From: Mike Meyer <mwm@contessa.phone.net>
Date: Tue, 21 Nov 95 11:07:48 PST
Message-Id: <19951121.7767A68.A5C3@contessa.phone.net>
To: www-talk@w3.org
> > > >6) Under requirements for servers, you say:
> > > >        Servers should reject with error 404 any requests that would
> > > >        result in an encoded "/" being decoded into PATH_INFO or
> > > >        SCRIPT_NAME.
> > > >Why? Remember that the justification can't include the semantics of
> > > >the underlying file system.
> > > It's nothing to do with the file system semantics; the semantics of a URL
> > > use unencoded / as a path component separator. If you decode encodeded '/',
> > > then you would incorrectly change the semantics of the URL.
> > Hmm - possibly this should be broadened a little bit, allowing the
> > server to send a 404 error if the PATH_INFO or SCRIPT_NAME fields look
> > to be a security problem as far as the server is concerned. This would
> > make such behavior implementation dependent. I can see wanting both
> > the server to protect you from this (and deal with ".." & etc. things,
> > as someone else suggested) and wanting the server to not fool with
> > things.
> Hmm, maybe; I'm not yet convinced. Can you think of a concrete example?

Sure. I typically use PATH_INFO to locate a file on the server. If the
program is running on a system that allows "/" in file names, why
shouldn't I be allowed to use a file that has a "/" in the name? Or is
that to vague?

> > > >7) The "Data input", and "Data output" requirements should be
> > > >appreciably tightened, to indicate that servers should tie the default
> > > >input and output streams to the incoming object and output to the
> > > >client. Since it may not be possible, we can't require it. But that's
> > > >the desired behavior if it's possible.
> > > I don't think it is desirable, except in the case of nph scripts.
> > > Otherwise, the server is restricted to HTTP/1.0-style single requests
> > > per connection. If the server is allowed to buffer script input and output,
> > > then it can support multiple requests per connection even for CGI scripts.
> > Now, pull that thought I asked you to hold. Are there any existing CGI
> > implementations that don't use the standard I/O streams? Are there any
> > existing CGI applications that won't break on a server that chooses
> > not to implement the two streams in that way? This also breaks
> > existing applications....
> No and no. But you misunderstood; I wasn't suggesting not using standard I/O
> streams; I was suggesting that the standard I/O streams _not_ be required
> to be on top of file descriptors for a Unix socket connection to the client,
> i.e. I want to allow the I/O streams to be pipes to the server process only.
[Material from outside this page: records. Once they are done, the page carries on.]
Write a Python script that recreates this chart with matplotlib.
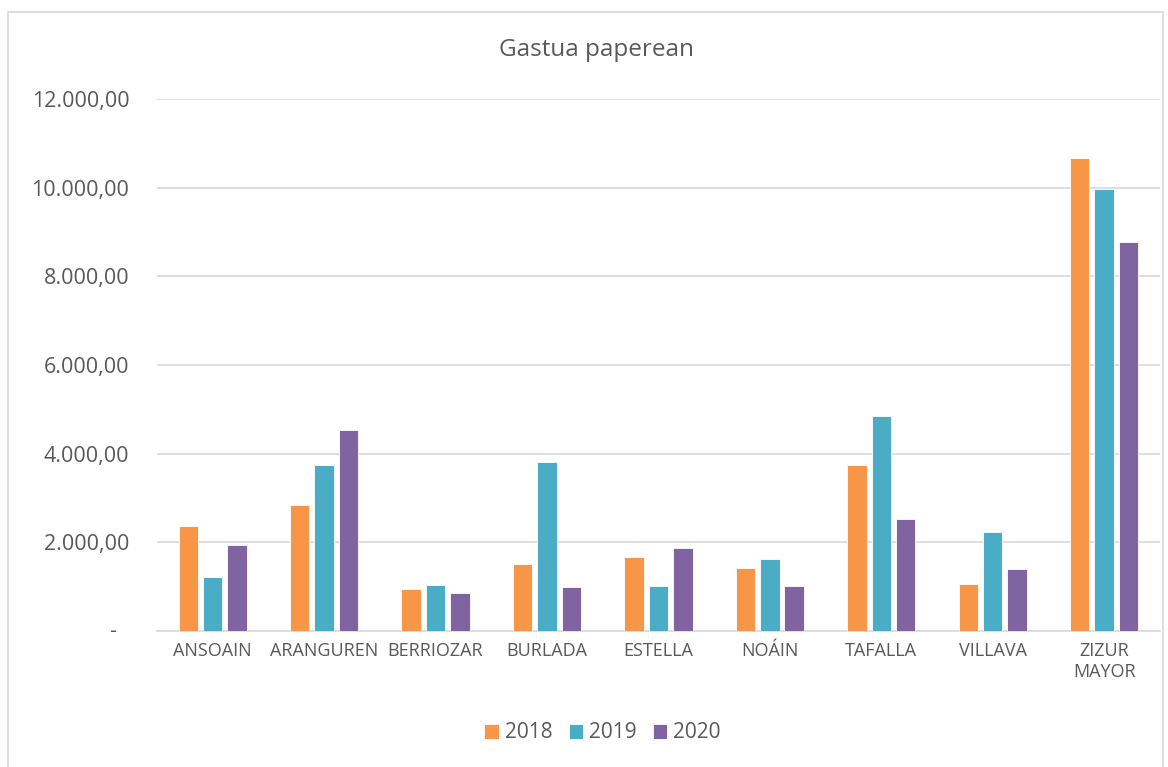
import matplotlib.pyplot as plt
import numpy as np
from matplotlib.patches import Rectangle

# data
herriak = ["ANSOAIN", "ARANGUREN", "BERRIOZAR", "BURLADA", "ESTELLA",
           "NOÁIN", "TAFALLA", "VILLAVA", "ZIZUR\nMAYOR"]
urteak = ["2018", "2019", "2020"]
g2018 = [2360, 2840, 947, 1504, 1662, 1428, 3736, 1060, 10664]
g2019 = [1225, 3745, 1030, 3804, 1008, 1616, 4848, 2240, 9970]
g2020 = [1930, 4525, 864, 985, 1865, 1015, 2519, 1391, 8774]
yticks = [0, 2000, 4000, 6000, 8000, 10000, 12000]
ylabels = ["-", "2.000,00", "4.000,00", "6.000,00", "8.000,00", "10.000,00", "12.000,00"]

colors = ["#F79646", "#4BACC6", "#8064A2"]
grey = "#595959"
plt.rcParams['font.family'] = ['Open Sans', 'DejaVu Sans']

fig = plt.figure(figsize=(11.68, 7.67), dpi=100)
ax = fig.add_axes([0.1344, 0.1773, 0.8586, 0.6937])

# chart border
fig.patches.append(Rectangle((8/1168, -0.01), 1155/1168, 1 - 12/767 + 0.01,
                             transform=fig.transFigure, fill=False,
                             edgecolor="#D9D9D9", lw=1.2))

x = np.arange(len(herriak))
w = 0.175
step = 0.219
for i, (vals, lab) in enumerate(zip([g2018, g2019, g2020], urteak)):
    ax.bar(x + (i - 1) * step, vals, w, color=colors[i], label=lab,
           edgecolor="white", linewidth=0.6, zorder=3)

ax.set_xlim(-0.5, len(herriak) - 0.5)
ax.set_ylim(0, 12000)
ax.set_yticks(yticks)
ax.set_yticklabels([l if l != "-" else "" for l in ylabels], fontsize=15.5, color=grey)
# accounting-style zero
ax.text((113 - 157) / 1003, 0, "-", transform=ax.get_yaxis_transform(), ha="center",
        va="center", fontsize=15.5, color=grey)
ax.set_xticks(x)
ax.set_xticklabels(herriak, fontsize=13, color=grey)
ax.tick_params(axis="y", length=0, pad=20)
ax.tick_params(axis="x", length=0, pad=8)
ax.grid(axis="y", color="#D9D9D9", lw=1.2, zorder=0)
for s in ["top", "right", "left"]:
    ax.spines[s].set_visible(False)
ax.spines["bottom"].set_color("#D9D9D9")
ax.spines["bottom"].set_linewidth(1.2)

fig.text(0.5105, 1 - 50/767, "Gastua paperean", ha="center", va="center",
         fontsize=17.5, color=grey)

fig.legend(loc="center", bbox_to_anchor=(0.516, 1 - 733/767), ncol=3,
           frameon=False, fontsize=15, handlelength=0.7, handleheight=0.7,
           columnspacing=0.75, handletextpad=0.3, labelcolor=grey)

fig.savefig("out.png", dpi=100)
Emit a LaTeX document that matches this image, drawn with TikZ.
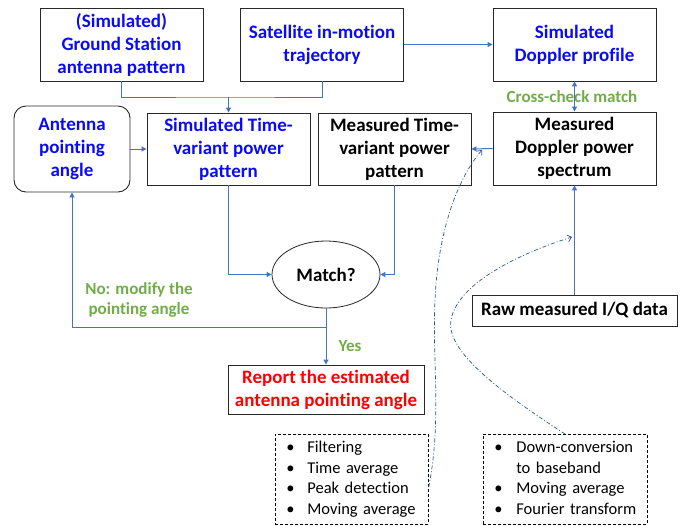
\documentclass[tikz,border=0pt]{standalone}
\usepackage{fontspec}
\setmainfont{Carlito}[Ligatures=NoCommon]
\usetikzlibrary{shapes.geometric,arrows.meta}
\definecolor{txtblue}{RGB}{10,10,250}
\definecolor{okgreen}{RGB}{112,173,71}
\definecolor{linkblue}{RGB}{68,114,196}
\definecolor{dotblue}{RGB}{47,85,151}
\definecolor{boxgray}{RGB}{40,40,40}

\begin{document}
\begin{tikzpicture}[x=1pt,y=-1pt,
  box/.style={draw=boxgray, line width=0.9pt, align=center, inner sep=0pt,
    font=\fontsize{19}{23}\selectfont\bfseries},
  listbox/.style={draw=black, line width=0.7pt, dash pattern=on 3pt off 2pt,
    inner xsep=11pt, inner ysep=0pt, align=left,
    font=\fontsize{16.5}{20.5}\selectfont},
  note/.style={okgreen, align=center, font=\fontsize{17}{20}\selectfont\bfseries},
  flow/.style={linkblue, line width=1pt, -{Triangle[length=5pt,width=5pt]}},
  link/.style={linkblue, line width=1pt},
  hint/.style={dotblue, line width=0.7pt, dash pattern=on 4pt off 2pt on 1pt off 2pt,
    -{Straight Barb[length=4pt,width=7pt]}}]
\useasboundingbox (0,0) rectangle (692,525);

\node[box, text=txtblue, minimum width=163pt, minimum height=73pt] (gs) at (121.5,44.5) {(Simulated)\\Ground Station\\antenna pattern};
\node[box, text=txtblue, minimum width=163pt, minimum height=73pt] (sat) at (322,44.5) {Satellite in-motion\\trajectory};
\node[box, text=txtblue, minimum width=163pt, minimum height=73pt] (simdop) at (574.5,44.5) {Simulated\\Doppler profile};

\node[box, text=txtblue, rounded corners=12pt, minimum width=116pt, minimum height=86pt] (ant) at (72,149) {Antenna\\pointing\\angle};
\node[box, text=txtblue, minimum width=163pt, minimum height=72pt] (simtime) at (228.5,149) {Simulated Time-\\variant power\\pattern};
\node[box, minimum width=153pt, minimum height=72pt] (meastime) at (394.5,149) {Measured Time-\\variant power\\pattern};
\node[box, minimum width=163pt, minimum height=73pt] (measdop) at (574.5,148.5) {Measured\\Doppler power\\spectrum};

\node[box, ellipse, line width=0.8pt, minimum width=108pt, minimum height=67pt] (match) at (326,274.5) {Match?};
\node[box, minimum width=205pt, minimum height=31pt] (raw) at (574.5,310.5) {Raw measured I/Q data};
\node[box, text=red, minimum width=196pt, minimum height=49pt] (report) at (326,389.5) {Report the estimated\\antenna pointing angle};

\node[listbox, anchor=north west, text width=131pt, minimum height=90pt] (list1) at (275,434)
  {\begin{tabular}{@{}p{21pt}@{}l@{}}
   \textbullet & Filtering\\
   \textbullet & Time average\\
   \textbullet & Peak detection\\
   \textbullet & Moving average
   \end{tabular}};
\node[listbox, anchor=north west, text width=142pt, minimum height=90pt] (list2) at (483,434)
  {\begin{tabular}{@{}p{22pt}@{}l@{}}
   \textbullet & Down-conversion\\
               & to baseband\\
   \textbullet & Moving average\\
   \textbullet & Fourier transform
   \end{tabular}};

\node[note] (cross) at (572,97) {Cross-check match};
\node[note, font=\fontsize{17}{19.5}\selectfont\bfseries] (nolabel) at (139,300) {No: modify the\\pointing angle};
\node[note] (yes) at (350,346) {Yes};

\coordinate (join) at (228.5,97);
\coordinate (branch) at (326,327);

\path[draw,link] (gs.south) |- (join) -| (sat.south);
\path[draw,flow] (join) -- (simtime.north);
\path[draw,flow] (sat.east) -- (simdop.west);
\path[draw,flow,{Triangle[length=5pt,width=5pt]}-{Triangle[length=5pt,width=5pt]}] (simdop.south) -- (measdop.north);
\path[draw,flow] (ant.east) -- (simtime.west);
\path[draw,flow] (measdop.west) -- (meastime.east);
\path[draw,flow] (raw.north) -- (measdop.south);
\path[draw,flow] (simtime.south) |- (match.west);
\path[draw,flow] (meastime.south) |- (match.east);
\path[draw,flow] (match.south) -- (report.north);
\path[draw,flow] (branch) -| (ant.south);

\path[draw,hint] (list1.east |- 0,487) .. controls (442,420) and (432,360) .. (435,300)
  .. controls (438,230) and (458,178) .. (482,150);
\path[draw,hint] (565,434) .. controls (505,395) and (445,352) .. (451,320)
  .. controls (458,280) and (530,250) .. (572,237);
\end{tikzpicture}
\end{document}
Ah, that I agree with - it's not clear that all systems can support
the socket/stream duality that unix does. I still think the "Unless
otherwise specified, this will" should be replaced by "This should",
but that's a minor point.

 > > > >8) You've made a quiet change to the behavior of parsed headers -
> > > >requiring that the CGI headers appear before the HTTP headers. A good
> > > >idea, but this should be noted.
> > > Not intentional; I'll correct this. Thanks.
> > There's a problem with this version. The server can't send any data
> > until the Status: header has been seen. This means the server has to
> > save the potentially unlimited set of HTTP headers until the status
> > header is seen.
> That is intentional. It is how current servers behave; they do not requre
> the Status line to come first. In practice, it is not a problem. The script
> will probably send fewer headers than the client did, and the server saved
> all those headers.

Why do people keep refering to this? Is there something I missed in
the spec that requires the CGI header handling & HTTP header handling
to be the same code? As far as I can tell, there's no requirement that
they be part of the same binary. Since I implemented CGI via the
external module API, they aren't.

> > In practice, there's going to be a limit. Requiring
> > the CGI headers to be first solved this problem.
> But it would conflict with existing practice.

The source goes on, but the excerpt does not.